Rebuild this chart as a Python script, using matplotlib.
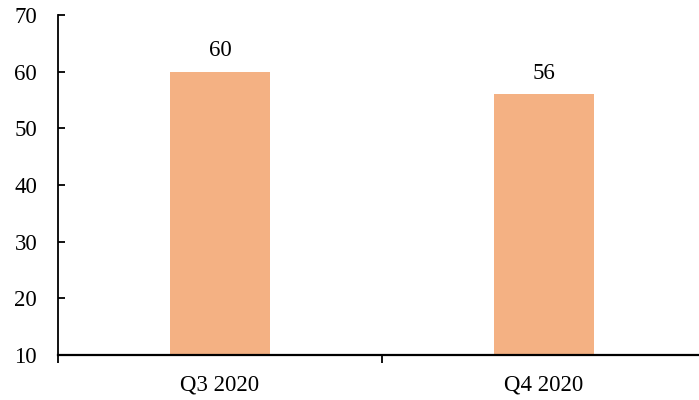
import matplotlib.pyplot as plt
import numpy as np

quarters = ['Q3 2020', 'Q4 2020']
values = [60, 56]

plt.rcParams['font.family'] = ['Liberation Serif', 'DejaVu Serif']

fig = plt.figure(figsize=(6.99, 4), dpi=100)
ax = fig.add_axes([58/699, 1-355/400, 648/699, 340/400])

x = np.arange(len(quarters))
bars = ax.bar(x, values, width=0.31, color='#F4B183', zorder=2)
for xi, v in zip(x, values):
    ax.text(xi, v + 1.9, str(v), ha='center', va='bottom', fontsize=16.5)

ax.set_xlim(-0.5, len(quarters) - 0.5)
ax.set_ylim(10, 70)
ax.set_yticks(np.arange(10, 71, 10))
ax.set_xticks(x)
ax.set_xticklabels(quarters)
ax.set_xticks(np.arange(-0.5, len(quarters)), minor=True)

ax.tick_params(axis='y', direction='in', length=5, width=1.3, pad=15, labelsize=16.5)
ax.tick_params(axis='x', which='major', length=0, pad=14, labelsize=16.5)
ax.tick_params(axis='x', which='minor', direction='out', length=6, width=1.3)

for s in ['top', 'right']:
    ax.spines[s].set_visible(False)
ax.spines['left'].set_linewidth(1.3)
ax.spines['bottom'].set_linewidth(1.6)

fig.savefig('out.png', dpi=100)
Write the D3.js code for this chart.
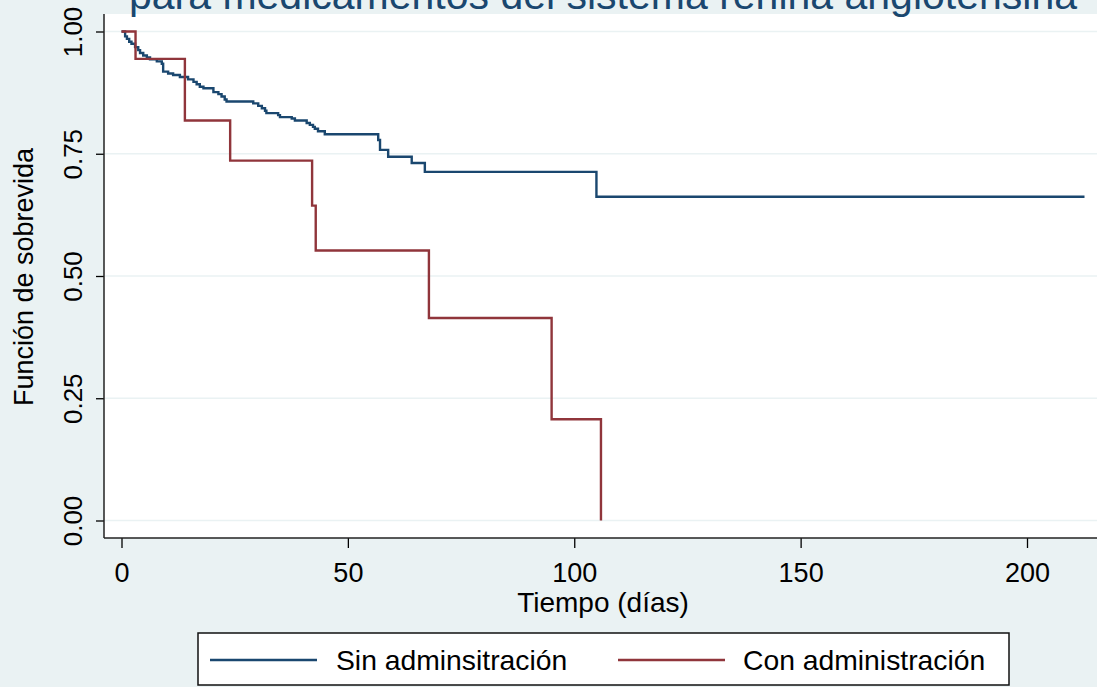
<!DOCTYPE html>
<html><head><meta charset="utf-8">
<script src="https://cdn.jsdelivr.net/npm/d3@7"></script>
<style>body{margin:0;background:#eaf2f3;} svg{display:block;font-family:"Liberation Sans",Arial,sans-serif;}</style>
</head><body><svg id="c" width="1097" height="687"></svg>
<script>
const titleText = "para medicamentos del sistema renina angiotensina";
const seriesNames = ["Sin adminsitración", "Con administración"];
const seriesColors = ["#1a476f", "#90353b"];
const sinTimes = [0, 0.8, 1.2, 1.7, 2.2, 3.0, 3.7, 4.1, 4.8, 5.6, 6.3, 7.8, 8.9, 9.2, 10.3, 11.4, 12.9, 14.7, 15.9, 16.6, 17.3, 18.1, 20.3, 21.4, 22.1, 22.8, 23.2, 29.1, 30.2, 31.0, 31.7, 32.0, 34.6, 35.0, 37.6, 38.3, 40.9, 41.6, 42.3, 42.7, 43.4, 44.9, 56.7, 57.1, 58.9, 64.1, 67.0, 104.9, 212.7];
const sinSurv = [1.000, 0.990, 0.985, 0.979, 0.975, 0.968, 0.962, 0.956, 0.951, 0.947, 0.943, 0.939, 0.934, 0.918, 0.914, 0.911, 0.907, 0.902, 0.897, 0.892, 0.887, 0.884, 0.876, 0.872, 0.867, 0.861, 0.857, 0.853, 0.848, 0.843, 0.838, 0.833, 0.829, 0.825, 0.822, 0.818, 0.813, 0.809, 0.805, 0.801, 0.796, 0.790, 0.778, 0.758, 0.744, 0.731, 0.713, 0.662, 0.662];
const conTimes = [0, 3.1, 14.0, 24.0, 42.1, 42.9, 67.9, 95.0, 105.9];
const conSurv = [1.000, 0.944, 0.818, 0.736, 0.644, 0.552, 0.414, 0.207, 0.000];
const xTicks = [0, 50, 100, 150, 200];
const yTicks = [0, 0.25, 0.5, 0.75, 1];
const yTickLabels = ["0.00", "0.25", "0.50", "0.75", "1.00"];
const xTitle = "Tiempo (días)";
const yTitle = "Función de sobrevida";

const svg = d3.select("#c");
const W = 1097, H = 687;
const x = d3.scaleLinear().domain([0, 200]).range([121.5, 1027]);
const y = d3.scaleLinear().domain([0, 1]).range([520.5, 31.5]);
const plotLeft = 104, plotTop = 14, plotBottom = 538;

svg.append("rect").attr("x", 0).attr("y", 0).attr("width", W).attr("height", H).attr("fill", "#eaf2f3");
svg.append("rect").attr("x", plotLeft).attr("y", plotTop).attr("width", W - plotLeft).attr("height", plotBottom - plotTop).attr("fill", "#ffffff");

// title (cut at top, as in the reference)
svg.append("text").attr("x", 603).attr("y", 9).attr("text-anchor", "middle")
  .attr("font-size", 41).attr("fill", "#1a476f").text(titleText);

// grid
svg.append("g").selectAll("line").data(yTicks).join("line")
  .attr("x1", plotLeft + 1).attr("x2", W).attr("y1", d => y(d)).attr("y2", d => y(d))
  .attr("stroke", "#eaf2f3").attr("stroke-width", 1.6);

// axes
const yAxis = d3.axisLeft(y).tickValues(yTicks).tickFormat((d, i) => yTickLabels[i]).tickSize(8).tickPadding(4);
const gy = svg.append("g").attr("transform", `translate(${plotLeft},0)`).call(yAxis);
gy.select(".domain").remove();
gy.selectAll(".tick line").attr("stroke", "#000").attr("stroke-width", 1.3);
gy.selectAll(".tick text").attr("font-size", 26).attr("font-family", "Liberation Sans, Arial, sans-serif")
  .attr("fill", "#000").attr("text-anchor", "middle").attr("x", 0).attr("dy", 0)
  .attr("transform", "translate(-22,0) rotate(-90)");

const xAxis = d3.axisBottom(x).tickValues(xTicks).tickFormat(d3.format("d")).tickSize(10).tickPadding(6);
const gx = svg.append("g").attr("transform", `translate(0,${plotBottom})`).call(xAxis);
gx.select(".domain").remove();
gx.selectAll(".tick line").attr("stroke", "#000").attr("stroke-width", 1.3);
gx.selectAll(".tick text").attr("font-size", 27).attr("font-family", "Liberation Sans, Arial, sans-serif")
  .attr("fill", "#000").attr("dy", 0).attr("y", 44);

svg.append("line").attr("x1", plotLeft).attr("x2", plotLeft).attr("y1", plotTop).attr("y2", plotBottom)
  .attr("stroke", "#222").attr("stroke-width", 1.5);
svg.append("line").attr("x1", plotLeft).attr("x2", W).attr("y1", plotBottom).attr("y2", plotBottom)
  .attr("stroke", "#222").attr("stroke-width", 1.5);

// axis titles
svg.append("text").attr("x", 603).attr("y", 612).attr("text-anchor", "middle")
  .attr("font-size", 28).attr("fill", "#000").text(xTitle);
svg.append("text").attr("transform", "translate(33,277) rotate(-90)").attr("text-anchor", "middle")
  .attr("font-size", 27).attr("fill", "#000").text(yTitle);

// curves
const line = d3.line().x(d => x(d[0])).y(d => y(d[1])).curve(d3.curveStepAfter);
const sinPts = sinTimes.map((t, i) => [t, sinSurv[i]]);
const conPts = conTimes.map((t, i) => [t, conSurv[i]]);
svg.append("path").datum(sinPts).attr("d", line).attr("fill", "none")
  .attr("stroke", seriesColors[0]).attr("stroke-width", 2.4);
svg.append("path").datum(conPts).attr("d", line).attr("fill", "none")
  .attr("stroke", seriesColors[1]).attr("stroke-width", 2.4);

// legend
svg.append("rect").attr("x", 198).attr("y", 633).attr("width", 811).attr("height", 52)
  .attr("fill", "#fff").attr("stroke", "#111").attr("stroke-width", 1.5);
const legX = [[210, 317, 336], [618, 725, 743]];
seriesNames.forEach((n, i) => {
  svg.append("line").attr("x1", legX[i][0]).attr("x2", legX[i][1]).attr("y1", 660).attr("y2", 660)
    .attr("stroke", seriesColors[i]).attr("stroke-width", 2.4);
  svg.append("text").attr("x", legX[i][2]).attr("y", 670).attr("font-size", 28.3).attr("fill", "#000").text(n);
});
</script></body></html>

++++

▶ **What to do**
Leave out the pictures and restate everything else word for word.

▶ **Answer to the problem**
Rebuild this chart as a Python script, using matplotlib.
import matplotlib.pyplot as plt
import numpy as np

quarters = ['Q3 2020', 'Q4 2020']
values = [60, 56]

plt.rcParams['font.family'] = ['Liberation Serif', 'DejaVu Serif']

fig = plt.figure(figsize=(6.99, 4), dpi=100)
ax = fig.add_axes([58/699, 1-355/400, 648/699, 340/400])

x = np.arange(len(quarters))
bars = ax.bar(x, values, width=0.31, color='#F4B183', zorder=2)
for xi, v in zip(x, values):
    ax.text(xi, v + 1.9, str(v), ha='center', va='bottom', fontsize=16.5)

ax.set_xlim(-0.5, len(quarters) - 0.5)
ax.set_ylim(10, 70)
ax.set_yticks(np.arange(10, 71, 10))
ax.set_xticks(x)
ax.set_xticklabels(quarters)
ax.set_xticks(np.arange(-0.5, len(quarters)), minor=True)

ax.tick_params(axis='y', direction='in', length=5, width=1.3, pad=15, labelsize=16.5)
ax.tick_params(axis='x', which='major', length=0, pad=14, labelsize=16.5)
ax.tick_params(axis='x', which='minor', direction='out', length=6, width=1.3)

for s in ['top', 'right']:
    ax.spines[s].set_visible(False)
ax.spines['left'].set_linewidth(1.3)
ax.spines['bottom'].set_linewidth(1.6)

fig.savefig('out.png', dpi=100)
Write the D3.js code for this chart.
<!DOCTYPE html>
<html><head><meta charset="utf-8">
<script src="https://cdn.jsdelivr.net/npm/d3@7"></script>
<style>body{margin:0;background:#eaf2f3;} svg{display:block;font-family:"Liberation Sans",Arial,sans-serif;}</style>
</head><body><svg id="c" width="1097" height="687"></svg>
<script>
const titleText = "para medicamentos del sistema renina angiotensina";
const seriesNames = ["Sin adminsitración", "Con administración"];
const seriesColors = ["#1a476f", "#90353b"];
const sinTimes = [0, 0.8, 1.2, 1.7, 2.2, 3.0, 3.7, 4.1, 4.8, 5.6, 6.3, 7.8, 8.9, 9.2, 10.3, 11.4, 12.9, 14.7, 15.9, 16.6, 17.3, 18.1, 20.3, 21.4, 22.1, 22.8, 23.2, 29.1, 30.2, 31.0, 31.7, 32.0, 34.6, 35.0, 37.6, 38.3, 40.9, 41.6, 42.3, 42.7, 43.4, 44.9, 56.7, 57.1, 58.9, 64.1, 67.0, 104.9, 212.7];
const sinSurv = [1.000, 0.990, 0.985, 0.979, 0.975, 0.968, 0.962, 0.956, 0.951, 0.947, 0.943, 0.939, 0.934, 0.918, 0.914, 0.911, 0.907, 0.902, 0.897, 0.892, 0.887, 0.884, 0.876, 0.872, 0.867, 0.861, 0.857, 0.853, 0.848, 0.843, 0.838, 0.833, 0.829, 0.825, 0.822, 0.818, 0.813, 0.809, 0.805, 0.801, 0.796, 0.790, 0.778, 0.758, 0.744, 0.731, 0.713, 0.662, 0.662];
const conTimes = [0, 3.1, 14.0, 24.0, 42.1, 42.9, 67.9, 95.0, 105.9];
const conSurv = [1.000, 0.944, 0.818, 0.736, 0.644, 0.552, 0.414, 0.207, 0.000];
const xTicks = [0, 50, 100, 150, 200];
const yTicks = [0, 0.25, 0.5, 0.75, 1];
const yTickLabels = ["0.00", "0.25", "0.50", "0.75", "1.00"];
const xTitle = "Tiempo (días)";
const yTitle = "Función de sobrevida";

const svg = d3.select("#c");
const W = 1097, H = 687;
const x = d3.scaleLinear().domain([0, 200]).range([121.5, 1027]);
const y = d3.scaleLinear().domain([0, 1]).range([520.5, 31.5]);
const plotLeft = 104, plotTop = 14, plotBottom = 538;

svg.append("rect").attr("x", 0).attr("y", 0).attr("width", W).attr("height", H).attr("fill", "#eaf2f3");
svg.append("rect").attr("x", plotLeft).attr("y", plotTop).attr("width", W - plotLeft).attr("height", plotBottom - plotTop).attr("fill", "#ffffff");

// title (cut at top, as in the reference)
svg.append("text").attr("x", 603).attr("y", 9).attr("text-anchor", "middle")
  .attr("font-size", 41).attr("fill", "#1a476f").text(titleText);

// grid
svg.append("g").selectAll("line").data(yTicks).join("line")
  .attr("x1", plotLeft + 1).attr("x2", W).attr("y1", d => y(d)).attr("y2", d => y(d))
  .attr("stroke", "#eaf2f3").attr("stroke-width", 1.6);

// axes
const yAxis = d3.axisLeft(y).tickValues(yTicks).tickFormat((d, i) => yTickLabels[i]).tickSize(8).tickPadding(4);
const gy = svg.append("g").attr("transform", `translate(${plotLeft},0)`).call(yAxis);
gy.select(".domain").remove();
gy.selectAll(".tick line").attr("stroke", "#000").attr("stroke-width", 1.3);
gy.selectAll(".tick text").attr("font-size", 26).attr("font-family", "Liberation Sans, Arial, sans-serif")
  .attr("fill", "#000").attr("text-anchor", "middle").attr("x", 0).attr("dy", 0)
  .attr("transform", "translate(-22,0) rotate(-90)");

const xAxis = d3.axisBottom(x).tickValues(xTicks).tickFormat(d3.format("d")).tickSize(10).tickPadding(6);
const gx = svg.append("g").attr("transform", `translate(0,${plotBottom})`).call(xAxis);
gx.select(".domain").remove();
gx.selectAll(".tick line").attr("stroke", "#000").attr("stroke-width", 1.3);
gx.selectAll(".tick text").attr("font-size", 27).attr("font-family", "Liberation Sans, Arial, sans-serif")
  .attr("fill", "#000").attr("dy", 0).attr("y", 44);

svg.append("line").attr("x1", plotLeft).attr("x2", plotLeft).attr("y1", plotTop).attr("y2", plotBottom)
  .attr("stroke", "#222").attr("stroke-width", 1.5);
svg.append("line").attr("x1", plotLeft).attr("x2", W).attr("y1", plotBottom).attr("y2", plotBottom)
  .attr("stroke", "#222").attr("stroke-width", 1.5);

// axis titles
svg.append("text").attr("x", 603).attr("y", 612).attr("text-anchor", "middle")
  .attr("font-size", 28).attr("fill", "#000").text(xTitle);
svg.append("text").attr("transform", "translate(33,277) rotate(-90)").attr("text-anchor", "middle")
  .attr("font-size", 27).attr("fill", "#000").text(yTitle);

// curves
const line = d3.line().x(d => x(d[0])).y(d => y(d[1])).curve(d3.curveStepAfter);
const sinPts = sinTimes.map((t, i) => [t, sinSurv[i]]);
const conPts = conTimes.map((t, i) => [t, conSurv[i]]);
svg.append("path").datum(sinPts).attr("d", line).attr("fill", "none")
  .attr("stroke", seriesColors[0]).attr("stroke-width", 2.4);
svg.append("path").datum(conPts).attr("d", line).attr("fill", "none")
  .attr("stroke", seriesColors[1]).attr("stroke-width", 2.4);

// legend
svg.append("rect").attr("x", 198).attr("y", 633).attr("width", 811).attr("height", 52)
  .attr("fill", "#fff").attr("stroke", "#111").attr("stroke-width", 1.5);
const legX = [[210, 317, 336], [618, 725, 743]];
seriesNames.forEach((n, i) => {
  svg.append("line").attr("x1", legX[i][0]).attr("x2", legX[i][1]).attr("y1", 660).attr("y2", 660)
    .attr("stroke", seriesColors[i]).attr("stroke-width", 2.4);
  svg.append("text").attr("x", legX[i][2]).attr("y", 670).attr("font-size", 28.3).attr("fill", "#000").text(n);
});
</script></body></html>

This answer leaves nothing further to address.